▸ **Task requirements**: Beneath this line sits some data. Return only its lines from the one holding "Convert this chart to matplotlib code." through the one holding "plt.rcParams['font.family'] = ['Liberation", inclusive, exactly, with the images removed.

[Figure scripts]
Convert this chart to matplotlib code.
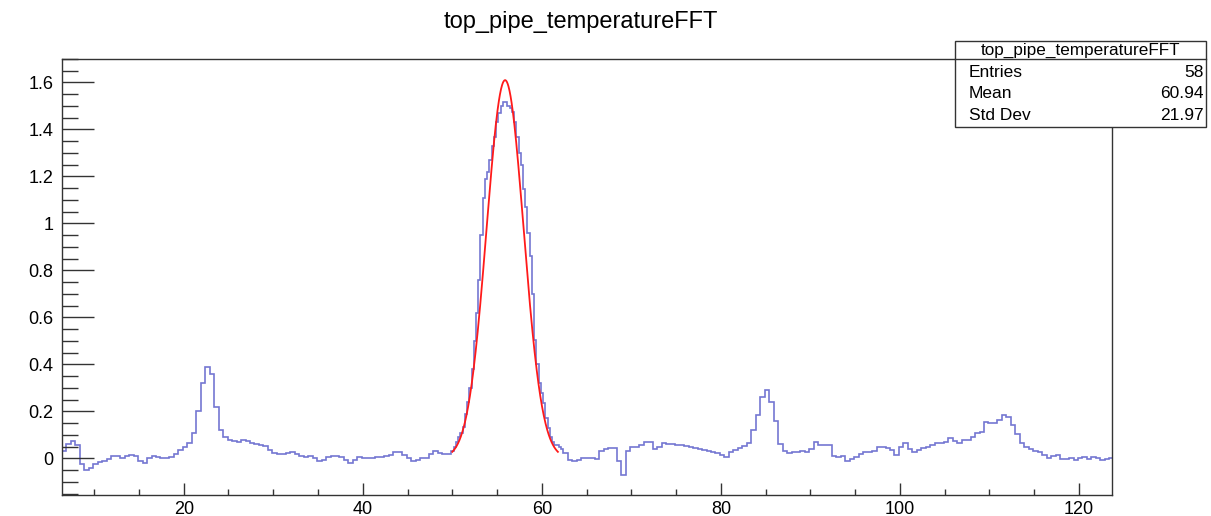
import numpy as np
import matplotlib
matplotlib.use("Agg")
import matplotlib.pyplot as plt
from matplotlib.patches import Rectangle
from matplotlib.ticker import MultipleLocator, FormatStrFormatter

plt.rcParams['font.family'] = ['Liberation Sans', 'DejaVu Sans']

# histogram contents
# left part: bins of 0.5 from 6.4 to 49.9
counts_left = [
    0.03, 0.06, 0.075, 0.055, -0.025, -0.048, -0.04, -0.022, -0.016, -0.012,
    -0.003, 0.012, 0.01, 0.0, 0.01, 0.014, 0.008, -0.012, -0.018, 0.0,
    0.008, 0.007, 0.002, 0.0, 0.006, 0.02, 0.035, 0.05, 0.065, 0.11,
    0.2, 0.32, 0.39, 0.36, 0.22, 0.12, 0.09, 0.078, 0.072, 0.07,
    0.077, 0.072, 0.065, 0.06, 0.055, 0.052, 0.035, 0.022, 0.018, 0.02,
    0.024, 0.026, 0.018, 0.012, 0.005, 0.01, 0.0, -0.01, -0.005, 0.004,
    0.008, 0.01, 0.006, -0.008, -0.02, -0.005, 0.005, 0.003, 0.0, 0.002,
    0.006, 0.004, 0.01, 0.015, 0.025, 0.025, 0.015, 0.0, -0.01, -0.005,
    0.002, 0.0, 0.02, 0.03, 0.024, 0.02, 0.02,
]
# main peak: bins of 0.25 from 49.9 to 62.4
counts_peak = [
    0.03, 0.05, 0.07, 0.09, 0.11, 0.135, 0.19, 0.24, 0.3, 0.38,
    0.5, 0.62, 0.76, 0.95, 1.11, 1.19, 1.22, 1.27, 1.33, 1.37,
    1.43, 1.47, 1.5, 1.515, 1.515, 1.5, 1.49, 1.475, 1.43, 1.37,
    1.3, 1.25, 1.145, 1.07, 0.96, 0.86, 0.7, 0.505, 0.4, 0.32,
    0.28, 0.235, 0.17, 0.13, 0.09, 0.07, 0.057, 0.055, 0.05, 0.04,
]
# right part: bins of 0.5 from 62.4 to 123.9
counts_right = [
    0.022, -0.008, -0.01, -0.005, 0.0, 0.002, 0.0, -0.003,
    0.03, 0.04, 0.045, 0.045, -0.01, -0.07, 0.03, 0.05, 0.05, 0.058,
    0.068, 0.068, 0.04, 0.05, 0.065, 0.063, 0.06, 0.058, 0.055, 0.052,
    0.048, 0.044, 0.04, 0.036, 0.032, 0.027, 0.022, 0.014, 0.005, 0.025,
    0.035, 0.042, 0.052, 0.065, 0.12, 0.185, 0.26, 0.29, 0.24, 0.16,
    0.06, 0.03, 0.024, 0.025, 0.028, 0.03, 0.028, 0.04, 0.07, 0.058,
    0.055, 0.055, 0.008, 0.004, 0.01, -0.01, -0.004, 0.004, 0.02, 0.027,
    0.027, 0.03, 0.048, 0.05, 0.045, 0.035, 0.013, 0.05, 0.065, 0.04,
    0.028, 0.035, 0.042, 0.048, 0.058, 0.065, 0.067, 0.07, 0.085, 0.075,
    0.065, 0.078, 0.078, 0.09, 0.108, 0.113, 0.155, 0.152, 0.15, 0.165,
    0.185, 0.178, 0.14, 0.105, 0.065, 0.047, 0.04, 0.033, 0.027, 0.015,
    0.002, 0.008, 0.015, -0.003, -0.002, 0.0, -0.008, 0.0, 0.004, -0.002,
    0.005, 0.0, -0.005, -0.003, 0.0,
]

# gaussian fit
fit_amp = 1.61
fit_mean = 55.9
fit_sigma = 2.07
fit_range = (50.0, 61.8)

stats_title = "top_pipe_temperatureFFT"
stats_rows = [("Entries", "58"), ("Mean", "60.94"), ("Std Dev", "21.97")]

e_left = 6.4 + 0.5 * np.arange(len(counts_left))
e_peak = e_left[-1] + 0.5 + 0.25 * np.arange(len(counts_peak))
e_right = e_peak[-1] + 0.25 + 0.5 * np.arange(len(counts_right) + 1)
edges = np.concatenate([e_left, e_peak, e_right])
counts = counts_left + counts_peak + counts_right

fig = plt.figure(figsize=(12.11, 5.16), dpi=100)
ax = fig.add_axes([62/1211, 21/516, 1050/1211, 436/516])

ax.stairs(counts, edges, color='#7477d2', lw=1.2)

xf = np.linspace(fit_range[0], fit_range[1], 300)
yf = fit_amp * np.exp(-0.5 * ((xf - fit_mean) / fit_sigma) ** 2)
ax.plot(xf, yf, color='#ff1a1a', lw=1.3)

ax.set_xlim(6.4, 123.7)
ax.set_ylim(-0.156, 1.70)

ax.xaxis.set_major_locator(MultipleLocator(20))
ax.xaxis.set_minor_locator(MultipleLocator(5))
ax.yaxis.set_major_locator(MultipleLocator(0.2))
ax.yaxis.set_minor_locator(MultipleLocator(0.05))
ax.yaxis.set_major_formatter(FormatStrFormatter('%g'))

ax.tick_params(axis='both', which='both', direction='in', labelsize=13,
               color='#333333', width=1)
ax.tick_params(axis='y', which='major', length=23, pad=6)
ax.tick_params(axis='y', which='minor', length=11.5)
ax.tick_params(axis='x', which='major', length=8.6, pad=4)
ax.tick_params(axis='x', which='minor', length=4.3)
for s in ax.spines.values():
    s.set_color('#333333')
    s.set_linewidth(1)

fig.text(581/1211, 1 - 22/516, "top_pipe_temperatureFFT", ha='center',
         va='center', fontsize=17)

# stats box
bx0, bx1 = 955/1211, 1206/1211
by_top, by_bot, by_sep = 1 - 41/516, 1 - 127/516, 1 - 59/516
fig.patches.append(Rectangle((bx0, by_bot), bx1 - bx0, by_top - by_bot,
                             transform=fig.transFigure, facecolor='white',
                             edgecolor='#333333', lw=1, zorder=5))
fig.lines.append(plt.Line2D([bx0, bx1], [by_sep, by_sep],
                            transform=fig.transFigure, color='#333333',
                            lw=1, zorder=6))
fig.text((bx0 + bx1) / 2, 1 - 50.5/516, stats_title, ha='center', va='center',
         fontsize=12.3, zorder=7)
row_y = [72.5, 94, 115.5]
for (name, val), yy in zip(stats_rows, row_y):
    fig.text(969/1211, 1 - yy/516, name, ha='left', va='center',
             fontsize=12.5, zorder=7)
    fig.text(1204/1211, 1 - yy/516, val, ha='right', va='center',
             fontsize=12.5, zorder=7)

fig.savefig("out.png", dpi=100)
--
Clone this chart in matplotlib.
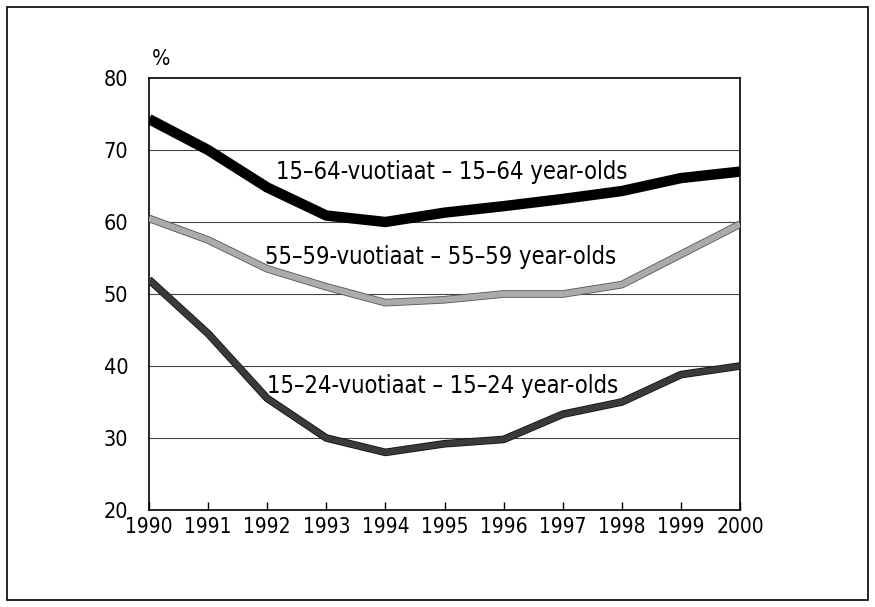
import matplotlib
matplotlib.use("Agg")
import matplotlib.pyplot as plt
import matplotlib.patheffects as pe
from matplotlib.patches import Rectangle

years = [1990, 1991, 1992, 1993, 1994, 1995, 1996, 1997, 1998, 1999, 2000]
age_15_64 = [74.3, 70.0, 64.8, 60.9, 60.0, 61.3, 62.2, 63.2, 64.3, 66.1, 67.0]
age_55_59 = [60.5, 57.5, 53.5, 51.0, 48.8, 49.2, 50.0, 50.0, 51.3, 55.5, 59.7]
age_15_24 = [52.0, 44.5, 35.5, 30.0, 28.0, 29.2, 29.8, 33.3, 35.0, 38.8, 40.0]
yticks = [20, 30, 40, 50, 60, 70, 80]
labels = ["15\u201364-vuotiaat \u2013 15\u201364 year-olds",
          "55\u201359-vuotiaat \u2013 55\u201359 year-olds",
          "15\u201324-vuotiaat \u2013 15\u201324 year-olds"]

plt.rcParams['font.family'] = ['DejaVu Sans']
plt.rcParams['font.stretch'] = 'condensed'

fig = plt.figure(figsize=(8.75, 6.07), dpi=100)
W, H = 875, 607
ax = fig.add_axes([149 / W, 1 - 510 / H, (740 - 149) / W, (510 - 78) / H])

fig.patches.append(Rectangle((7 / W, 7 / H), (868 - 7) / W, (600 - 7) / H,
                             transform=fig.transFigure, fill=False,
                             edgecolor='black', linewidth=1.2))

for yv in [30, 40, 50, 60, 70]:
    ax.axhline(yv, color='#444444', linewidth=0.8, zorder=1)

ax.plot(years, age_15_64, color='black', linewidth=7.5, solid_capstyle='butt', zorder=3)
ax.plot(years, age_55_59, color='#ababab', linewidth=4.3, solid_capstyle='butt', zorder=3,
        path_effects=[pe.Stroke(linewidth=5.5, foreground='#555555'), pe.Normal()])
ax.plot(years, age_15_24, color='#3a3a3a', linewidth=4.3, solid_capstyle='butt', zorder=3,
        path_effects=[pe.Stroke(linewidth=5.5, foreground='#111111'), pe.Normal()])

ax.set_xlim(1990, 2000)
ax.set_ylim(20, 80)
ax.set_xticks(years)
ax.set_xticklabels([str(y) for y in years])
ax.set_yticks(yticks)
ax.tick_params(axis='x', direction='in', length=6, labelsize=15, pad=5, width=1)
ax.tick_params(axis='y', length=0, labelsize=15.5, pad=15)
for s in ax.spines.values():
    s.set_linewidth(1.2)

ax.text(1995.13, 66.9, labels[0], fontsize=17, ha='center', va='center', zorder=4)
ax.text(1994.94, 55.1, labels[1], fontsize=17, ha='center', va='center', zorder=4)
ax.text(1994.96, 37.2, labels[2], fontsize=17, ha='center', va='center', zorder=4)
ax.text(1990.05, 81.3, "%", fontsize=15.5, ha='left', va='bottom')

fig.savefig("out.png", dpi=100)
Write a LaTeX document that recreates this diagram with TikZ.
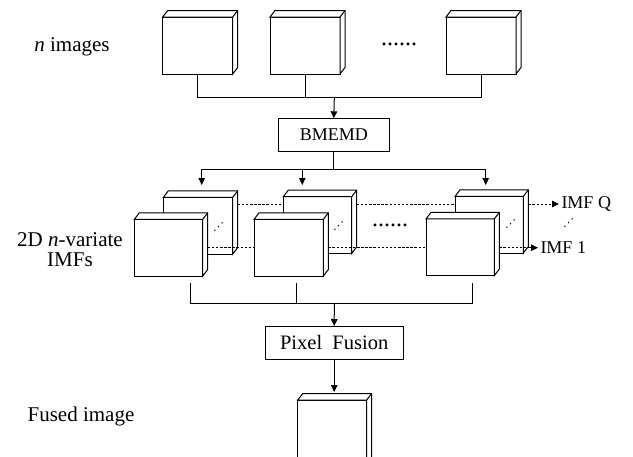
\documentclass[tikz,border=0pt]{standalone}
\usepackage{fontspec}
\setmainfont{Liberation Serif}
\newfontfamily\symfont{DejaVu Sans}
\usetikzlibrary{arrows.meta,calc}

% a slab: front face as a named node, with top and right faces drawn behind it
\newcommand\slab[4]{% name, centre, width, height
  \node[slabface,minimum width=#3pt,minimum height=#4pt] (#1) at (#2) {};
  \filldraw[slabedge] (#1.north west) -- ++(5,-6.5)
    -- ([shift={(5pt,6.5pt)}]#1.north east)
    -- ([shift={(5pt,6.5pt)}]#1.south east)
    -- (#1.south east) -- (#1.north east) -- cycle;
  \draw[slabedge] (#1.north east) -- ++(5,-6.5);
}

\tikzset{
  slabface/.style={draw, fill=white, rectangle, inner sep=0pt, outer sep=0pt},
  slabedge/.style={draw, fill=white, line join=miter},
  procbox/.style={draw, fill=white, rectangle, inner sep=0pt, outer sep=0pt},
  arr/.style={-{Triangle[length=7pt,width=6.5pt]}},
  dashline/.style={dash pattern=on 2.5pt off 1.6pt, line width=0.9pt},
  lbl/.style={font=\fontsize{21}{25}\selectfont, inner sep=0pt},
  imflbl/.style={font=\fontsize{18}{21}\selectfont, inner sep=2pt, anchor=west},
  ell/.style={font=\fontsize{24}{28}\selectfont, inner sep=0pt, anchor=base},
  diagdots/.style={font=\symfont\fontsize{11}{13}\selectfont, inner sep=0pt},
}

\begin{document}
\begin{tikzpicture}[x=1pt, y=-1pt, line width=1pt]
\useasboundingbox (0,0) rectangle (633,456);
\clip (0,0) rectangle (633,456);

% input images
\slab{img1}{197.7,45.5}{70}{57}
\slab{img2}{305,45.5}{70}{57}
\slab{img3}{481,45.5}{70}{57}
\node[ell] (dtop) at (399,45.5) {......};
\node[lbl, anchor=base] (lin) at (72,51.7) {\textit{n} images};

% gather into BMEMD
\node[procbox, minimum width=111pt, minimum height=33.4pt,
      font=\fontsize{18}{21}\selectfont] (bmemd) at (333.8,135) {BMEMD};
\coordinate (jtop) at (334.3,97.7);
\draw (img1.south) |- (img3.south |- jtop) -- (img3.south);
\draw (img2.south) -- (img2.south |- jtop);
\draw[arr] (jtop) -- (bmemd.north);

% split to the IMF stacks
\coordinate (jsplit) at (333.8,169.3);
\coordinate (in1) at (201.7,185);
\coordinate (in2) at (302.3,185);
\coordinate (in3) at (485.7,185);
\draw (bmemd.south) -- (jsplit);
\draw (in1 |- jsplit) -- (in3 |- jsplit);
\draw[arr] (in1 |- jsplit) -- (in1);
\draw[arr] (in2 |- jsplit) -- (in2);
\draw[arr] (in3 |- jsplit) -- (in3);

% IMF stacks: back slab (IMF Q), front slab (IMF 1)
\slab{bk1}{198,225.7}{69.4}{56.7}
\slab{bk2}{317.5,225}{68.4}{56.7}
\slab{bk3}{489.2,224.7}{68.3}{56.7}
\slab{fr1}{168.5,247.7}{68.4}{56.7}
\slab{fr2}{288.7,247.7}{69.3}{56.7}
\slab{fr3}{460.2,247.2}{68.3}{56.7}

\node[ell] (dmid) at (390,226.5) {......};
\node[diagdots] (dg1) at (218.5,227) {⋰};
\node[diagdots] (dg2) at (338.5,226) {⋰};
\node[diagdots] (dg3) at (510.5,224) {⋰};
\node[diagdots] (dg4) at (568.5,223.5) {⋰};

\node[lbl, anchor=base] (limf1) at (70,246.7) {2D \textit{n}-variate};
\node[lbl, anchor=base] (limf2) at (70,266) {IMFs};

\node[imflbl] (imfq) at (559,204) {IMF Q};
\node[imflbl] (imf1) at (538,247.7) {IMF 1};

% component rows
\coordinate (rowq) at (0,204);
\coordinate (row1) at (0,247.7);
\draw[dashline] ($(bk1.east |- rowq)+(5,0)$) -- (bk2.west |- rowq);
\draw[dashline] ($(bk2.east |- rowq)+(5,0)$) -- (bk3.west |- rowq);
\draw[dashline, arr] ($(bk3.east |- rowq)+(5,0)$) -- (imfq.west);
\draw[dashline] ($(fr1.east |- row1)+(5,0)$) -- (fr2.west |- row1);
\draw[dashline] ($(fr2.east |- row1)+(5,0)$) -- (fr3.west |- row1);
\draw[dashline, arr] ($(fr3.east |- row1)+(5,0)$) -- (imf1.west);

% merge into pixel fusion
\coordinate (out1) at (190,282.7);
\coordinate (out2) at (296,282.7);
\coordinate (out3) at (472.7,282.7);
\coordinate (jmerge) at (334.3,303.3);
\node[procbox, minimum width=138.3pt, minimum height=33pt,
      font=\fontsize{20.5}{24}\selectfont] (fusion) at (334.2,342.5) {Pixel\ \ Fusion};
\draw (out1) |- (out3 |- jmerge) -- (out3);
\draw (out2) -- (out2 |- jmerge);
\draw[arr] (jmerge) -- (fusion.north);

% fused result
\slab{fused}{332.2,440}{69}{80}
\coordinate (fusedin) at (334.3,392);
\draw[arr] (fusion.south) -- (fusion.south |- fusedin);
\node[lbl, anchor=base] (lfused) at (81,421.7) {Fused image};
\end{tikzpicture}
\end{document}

▸ **Answer to the exercise**:
Convert this chart to matplotlib code.
import numpy as np
import matplotlib
matplotlib.use("Agg")
import matplotlib.pyplot as plt
from matplotlib.patches import Rectangle
from matplotlib.ticker import MultipleLocator, FormatStrFormatter

plt.rcParams['font.family'] = ['Liberation Sans', 'DejaVu Sans']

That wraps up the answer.